▶ [Job]:
Output the material below unchanged, apart from leaving out the pictures.

▶ [Data excerpt]:
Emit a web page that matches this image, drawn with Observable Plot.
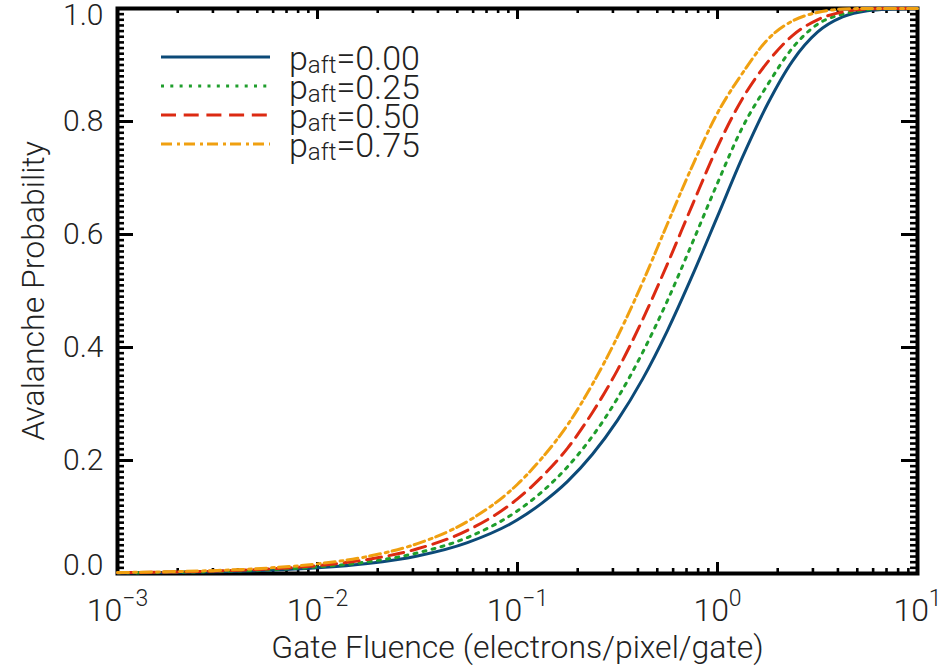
<!DOCTYPE html>
<html><head><meta charset="utf-8">
<script src="https://cdn.jsdelivr.net/npm/d3@7"></script>
<script src="https://cdn.jsdelivr.net/npm/@observablehq/plot@0.6"></script>
<style>
html,body{margin:0;padding:0;background:#fff;}
svg{display:block;}
</style></head>
<body><div id="chart"></div>
<script>
// ---- data ----
const fluence = [0.001, 0.00178, 0.00316, 0.00562, 0.01, 0.0178, 0.0316, 0.0562, 0.1, 0.133, 0.178, 0.237, 0.316, 0.422, 0.562, 0.75, 1.0, 1.33, 1.78, 2.37, 3.16, 4.22, 5.62, 7.5, 10];
const pAftLabels = ["0.00", "0.25", "0.50", "0.75"];
const prob000 = [0.001, 0.0018, 0.0032, 0.0056, 0.010, 0.0176, 0.031, 0.0547, 0.095, 0.125, 0.163, 0.211, 0.271, 0.344, 0.430, 0.528, 0.632, 0.736, 0.831, 0.907, 0.958, 0.985, 0.996, 0.999, 1.0];
const prob025 = [0.0012, 0.0021, 0.0037, 0.0066, 0.0117, 0.0207, 0.0365, 0.0637, 0.111, 0.145, 0.189, 0.243, 0.310, 0.391, 0.483, 0.586, 0.691, 0.789, 0.865, 0.930, 0.972, 0.990, 0.998, 1.0, 1.0];
const prob050 = [0.0014, 0.0025, 0.0045, 0.0079, 0.0140, 0.0248, 0.0437, 0.0763, 0.132, 0.172, 0.222, 0.285, 0.360, 0.449, 0.548, 0.653, 0.755, 0.840, 0.905, 0.952, 0.980, 0.994, 0.999, 1.0, 1.0];
const prob075 = [0.0017, 0.0031, 0.0054, 0.0096, 0.0170, 0.0301, 0.0529, 0.0921, 0.158, 0.205, 0.263, 0.335, 0.419, 0.515, 0.619, 0.722, 0.815, 0.885, 0.945, 0.978, 0.993, 0.999, 1.0, 1.0, 1.0];
const xTickValues = [1e-3, 1e-2, 1e-1, 1e0, 1e1];
const xTickLabels = ["10^-3", "10^-2", "10^-1", "10^0", "10^1"];
const yTickValues = [0, 0.2, 0.4, 0.6, 0.8, 1.0];
const yTickLabels = ["0.0", "0.2", "0.4", "0.6", "0.8", "1.0"];
const xTitle = "Gate Fluence (electrons/pixel/gate)";
const yTitle = "Avalanche Probability";

// ---- styles ----
const colors = ["#0c4a78", "#1f9e2c", "#dc2a12", "#f0a010"];
const dashes = [null, "3,6.3", "15,7.7", "11,5,3,4"];
const FONT = "Roboto, 'Liberation Sans', sans-serif";

const W = 941, H = 669, mt = 8, mb = 96, ml = 117, mr = 24;
const innerW = W - ml - mr, innerH = H - mt - mb;

const series = [prob000, prob025, prob050, prob075];
const rows = series.map((vals, i) => fluence.map((f, j) => ({p: pAftLabels[i], x: f, y: vals[j]})));

const xMinor = [];
for (const d of xTickValues.slice(0, -1)) for (let k = 2; k <= 9; k++) xMinor.push(d * k);
const yMinor = d3.range(0, 101).map(i => i / 100);

const tickStyle = {stroke: "black", strokeWidth: 2.6};
const yLab = yTickValues.map((v, i) => ({v, label: yTickLabels[i]}));
const labStyle = {fontSize: 30, fontWeight: 300, fill: "#222"};

const chart = Plot.plot({
  width: W, height: H,
  marginTop: mt, marginBottom: mb, marginLeft: ml, marginRight: mr,
  x: {type: "log", domain: [1e-3, 10], axis: null},
  y: {domain: [0, 1], axis: null},
  style: {fontFamily: FONT, background: "white", overflow: "visible"},
  marks: [
    Plot.tickX(xMinor, {x: d => d, insetTop: innerH - 5, ...tickStyle}),
    Plot.tickX(xMinor, {x: d => d, insetBottom: innerH - 5, ...tickStyle}),
    Plot.tickX(xTickValues, {x: d => d, insetTop: innerH - 11, ...tickStyle, strokeWidth: 3}),
    Plot.tickX(xTickValues, {x: d => d, insetBottom: innerH - 11, ...tickStyle, strokeWidth: 3}),
    Plot.tickY(yMinor, {y: d => d, insetRight: innerW - 7, ...tickStyle}),
    Plot.tickY(yMinor, {y: d => d, insetLeft: innerW - 7, ...tickStyle}),
    Plot.tickY(yTickValues, {y: d => d, insetRight: innerW - 16, ...tickStyle, strokeWidth: 3}),
    Plot.tickY(yTickValues, {y: d => d, insetLeft: innerW - 16, ...tickStyle, strokeWidth: 3}),
    Plot.frame({stroke: "black", strokeWidth: 4}),
    ...rows.map((r, i) => Plot.line(r, {
      x: "x", y: "y", stroke: colors[i], strokeWidth: 3,
      strokeDasharray: dashes[i] || undefined, curve: "monotone-x"
    })),
    // y tick labels (end labels sit inside the frame like the reference)
    Plot.text(yLab.filter(d => d.v > 0 && d.v < 1), {y: "v", text: "label", frameAnchor: "left", dx: -14, textAnchor: "end", ...labStyle}),
    Plot.text(yLab.filter(d => d.v === 0), {y: "v", text: "label", frameAnchor: "left", dx: -14, dy: -8, textAnchor: "end", ...labStyle}),
    Plot.text(yLab.filter(d => d.v === 1), {y: "v", text: "label", frameAnchor: "left", dx: -14, dy: 7, textAnchor: "end", ...labStyle}),
    Plot.text(xTickValues, {x: d => d, frameAnchor: "bottom", dy: 47, lineAnchor: "bottom", textAnchor: "middle",
      text: (d, i) => xTickLabels[i], fontSize: 32, fontWeight: 300, fill: "#222"}),
    Plot.text([xTitle], {text: d => d, frameAnchor: "bottom", dy: 84, lineAnchor: "bottom", textAnchor: "middle",
      fontSize: 32, fontWeight: 300, fill: "#222"}),
    Plot.text([yTitle], {text: d => d, frameAnchor: "left", dx: -74, rotate: -90, lineAnchor: "bottom", textAnchor: "middle",
      fontSize: 32, fontWeight: 300, fill: "#222"})
  ]
});

const svg = d3.select(chart);
// superscript exponents on x tick labels
svg.selectAll("text").each(function () {
  const t = d3.select(this);
  const s = t.text();
  if (!/^10\^/.test(s)) return;
  const [b, e] = s.split("^");
  t.text(null);
  t.append("tspan").text(b);
  t.append("tspan").attr("dy", -15).attr("font-size", 23).text(e.replace("-", "\u2212"));
});

// legend
const lg = svg.append("g").attr("font-family", FONT).attr("font-weight", 300).attr("fill", "#222").attr("text-anchor", "start");
pAftLabels.forEach((lab, i) => {
  const base = 70 + i * 29;
  lg.append("line").attr("x1", 161).attr("x2", 270).attr("y1", base - 13).attr("y2", base - 13)
    .attr("stroke", colors[i]).attr("stroke-width", 3)
    .attr("stroke-dasharray", dashes[i]);
  const t = lg.append("text").attr("x", 289).attr("y", base).attr("font-size", 34);
  t.append("tspan").text("p");
  t.append("tspan").attr("dy", 3).attr("font-size", 24).text("aft");
  t.append("tspan").attr("dy", -3).text("=" + lab);
});

document.getElementById("chart").appendChild(chart);
</script>
</body></html>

▶ [Solution]:
Emit a web page that matches this image, drawn with Observable Plot.
<!DOCTYPE html>
<html><head><meta charset="utf-8">
<script src="https://cdn.jsdelivr.net/npm/d3@7"></script>
<script src="https://cdn.jsdelivr.net/npm/@observablehq/plot@0.6"></script>
<style>
html,body{margin:0;padding:0;background:#fff;}
svg{display:block;}
</style></head>
<body><div id="chart"></div>
<script>
// ---- data ----
const fluence = [0.001, 0.00178, 0.00316, 0.00562, 0.01, 0.0178, 0.0316, 0.0562, 0.1, 0.133, 0.178, 0.237, 0.316, 0.422, 0.562, 0.75, 1.0, 1.33, 1.78, 2.37, 3.16, 4.22, 5.62, 7.5, 10];
const pAftLabels = ["0.00", "0.25", "0.50", "0.75"];
const prob000 = [0.001, 0.0018, 0.0032, 0.0056, 0.010, 0.0176, 0.031, 0.0547, 0.095, 0.125, 0.163, 0.211, 0.271, 0.344, 0.430, 0.528, 0.632, 0.736, 0.831, 0.907, 0.958, 0.985, 0.996, 0.999, 1.0];
const prob025 = [0.0012, 0.0021, 0.0037, 0.0066, 0.0117, 0.0207, 0.0365, 0.0637, 0.111, 0.145, 0.189, 0.243, 0.310, 0.391, 0.483, 0.586, 0.691, 0.789, 0.865, 0.930, 0.972, 0.990, 0.998, 1.0, 1.0];
const prob050 = [0.0014, 0.0025, 0.0045, 0.0079, 0.0140, 0.0248, 0.0437, 0.0763, 0.132, 0.172, 0.222, 0.285, 0.360, 0.449, 0.548, 0.653, 0.755, 0.840, 0.905, 0.952, 0.980, 0.994, 0.999, 1.0, 1.0];
const prob075 = [0.0017, 0.0031, 0.0054, 0.0096, 0.0170, 0.0301, 0.0529, 0.0921, 0.158, 0.205, 0.263, 0.335, 0.419, 0.515, 0.619, 0.722, 0.815, 0.885, 0.945, 0.978, 0.993, 0.999, 1.0, 1.0, 1.0];
const xTickValues = [1e-3, 1e-2, 1e-1, 1e0, 1e1];
const xTickLabels = ["10^-3", "10^-2", "10^-1", "10^0", "10^1"];
const yTickValues = [0, 0.2, 0.4, 0.6, 0.8, 1.0];
const yTickLabels = ["0.0", "0.2", "0.4", "0.6", "0.8", "1.0"];
const xTitle = "Gate Fluence (electrons/pixel/gate)";
const yTitle = "Avalanche Probability";

// ---- styles ----
const colors = ["#0c4a78", "#1f9e2c", "#dc2a12", "#f0a010"];
const dashes = [null, "3,6.3", "15,7.7", "11,5,3,4"];
const FONT = "Roboto, 'Liberation Sans', sans-serif";

const W = 941, H = 669, mt = 8, mb = 96, ml = 117, mr = 24;
const innerW = W - ml - mr, innerH = H - mt - mb;

const series = [prob000, prob025, prob050, prob075];
const rows = series.map((vals, i) => fluence.map((f, j) => ({p: pAftLabels[i], x: f, y: vals[j]})));

const xMinor = [];
for (const d of xTickValues.slice(0, -1)) for (let k = 2; k <= 9; k++) xMinor.push(d * k);
const yMinor = d3.range(0, 101).map(i => i / 100);

const tickStyle = {stroke: "black", strokeWidth: 2.6};
const yLab = yTickValues.map((v, i) => ({v, label: yTickLabels[i]}));
const labStyle = {fontSize: 30, fontWeight: 300, fill: "#222"};

const chart = Plot.plot({
  width: W, height: H,
  marginTop: mt, marginBottom: mb, marginLeft: ml, marginRight: mr,
  x: {type: "log", domain: [1e-3, 10], axis: null},
  y: {domain: [0, 1], axis: null},
  style: {fontFamily: FONT, background: "white", overflow: "visible"},
  marks: [
    Plot.tickX(xMinor, {x: d => d, insetTop: innerH - 5, ...tickStyle}),
    Plot.tickX(xMinor, {x: d => d, insetBottom: innerH - 5, ...tickStyle}),
    Plot.tickX(xTickValues, {x: d => d, insetTop: innerH - 11, ...tickStyle, strokeWidth: 3}),
    Plot.tickX(xTickValues, {x: d => d, insetBottom: innerH - 11, ...tickStyle, strokeWidth: 3}),
    Plot.tickY(yMinor, {y: d => d, insetRight: innerW - 7, ...tickStyle}),
    Plot.tickY(yMinor, {y: d => d, insetLeft: innerW - 7, ...tickStyle}),
    Plot.tickY(yTickValues, {y: d => d, insetRight: innerW - 16, ...tickStyle, strokeWidth: 3}),
    Plot.tickY(yTickValues, {y: d => d, insetLeft: innerW - 16, ...tickStyle, strokeWidth: 3}),
    Plot.frame({stroke: "black", strokeWidth: 4}),
    ...rows.map((r, i) => Plot.line(r, {
      x: "x", y: "y", stroke: colors[i], strokeWidth: 3,
      strokeDasharray: dashes[i] || undefined, curve: "monotone-x"
    })),
    // y tick labels (end labels sit inside the frame like the reference)
    Plot.text(yLab.filter(d => d.v > 0 && d.v < 1), {y: "v", text: "label", frameAnchor: "left", dx: -14, textAnchor: "end", ...labStyle}),
    Plot.text(yLab.filter(d => d.v === 0), {y: "v", text: "label", frameAnchor: "left", dx: -14, dy: -8, textAnchor: "end", ...labStyle}),
    Plot.text(yLab.filter(d => d.v === 1), {y: "v", text: "label", frameAnchor: "left", dx: -14, dy: 7, textAnchor: "end", ...labStyle}),
    Plot.text(xTickValues, {x: d => d, frameAnchor: "bottom", dy: 47, lineAnchor: "bottom", textAnchor: "middle",
      text: (d, i) => xTickLabels[i], fontSize: 32, fontWeight: 300, fill: "#222"}),
    Plot.text([xTitle], {text: d => d, frameAnchor: "bottom", dy: 84, lineAnchor: "bottom", textAnchor: "middle",
      fontSize: 32, fontWeight: 300, fill: "#222"}),
    Plot.text([yTitle], {text: d => d, frameAnchor: "left", dx: -74, rotate: -90, lineAnchor: "bottom", textAnchor: "middle",
      fontSize: 32, fontWeight: 300, fill: "#222"})
  ]
});

const svg = d3.select(chart);
// superscript exponents on x tick labels
svg.selectAll("text").each(function () {
  const t = d3.select(this);
  const s = t.text();
  if (!/^10\^/.test(s)) return;
  const [b, e] = s.split("^");
  t.text(null);
  t.append("tspan").text(b);
  t.append("tspan").attr("dy", -15).attr("font-size", 23).text(e.replace("-", "\u2212"));
});

// legend
const lg = svg.append("g").attr("font-family", FONT).attr("font-weight", 300).attr("fill", "#222").attr("text-anchor", "start");
pAftLabels.forEach((lab, i) => {
  const base = 70 + i * 29;
  lg.append("line").attr("x1", 161).attr("x2", 270).attr("y1", base - 13).attr("y2", base - 13)
    .attr("stroke", colors[i]).attr("stroke-width", 3)
    .attr("stroke-dasharray", dashes[i]);
  const t = lg.append("text").attr("x", 289).attr("y", base).attr("font-size", 34);
  t.append("tspan").text("p");
  t.append("tspan").attr("dy", 3).attr("font-size", 24).text("aft");
  t.append("tspan").attr("dy", -3).text("=" + lab);
});

document.getElementById("chart").appendChild(chart);
</script>
</body></html>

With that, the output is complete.